For an assignment in class, I have the following question.
Let n $\geq 1$ and let W be a subspace of $Mn\times n(K)$ such that $dim(W)>\frac{n^2-n}{2}$. Prove that W contains a non-zero matrix with the property $A^T=A$.
I am not sure how to start this; I found the dimension of the vector spaces to be between $n^2 \geq dim(W) \geq \frac{n^2-n}{2}+1$.
One way I thought about approaching the problem was that whatever the dimension of the vector space, its basis spans the set so it should be possible to represent a transpose matrix by a linear combination of the matrices in the basis.

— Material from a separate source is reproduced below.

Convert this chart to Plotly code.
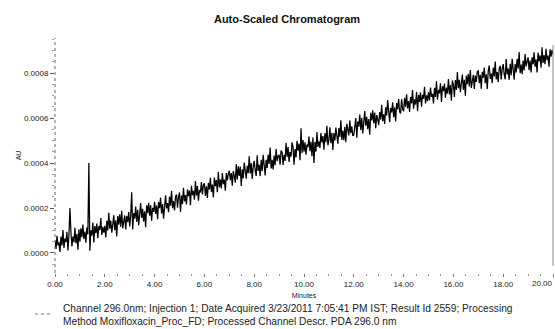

So far I have found out the various possibilities of the dimension of W depending on the value of n, and how a transpose matrix looks like for various values of n, but I am kind of stuck on the proof side of the question.
Best Answer
As OP mentions in the comments, the dimension of the space $S_n(K)$ of symmetric $n \times n$ matrices over $K$ is $\frac{1}{2}(n^2 + n)$.
Hint The dimension of the sum of two vector subspaces $S, W$ of a vector space $M$ is $$\dim (S + W) = \dim S + \dim W - \dim (S \cap W) .$$ On the other hand, since $S + W$ is a subspace of $M$, $\dim(S + W) \leq \dim M$.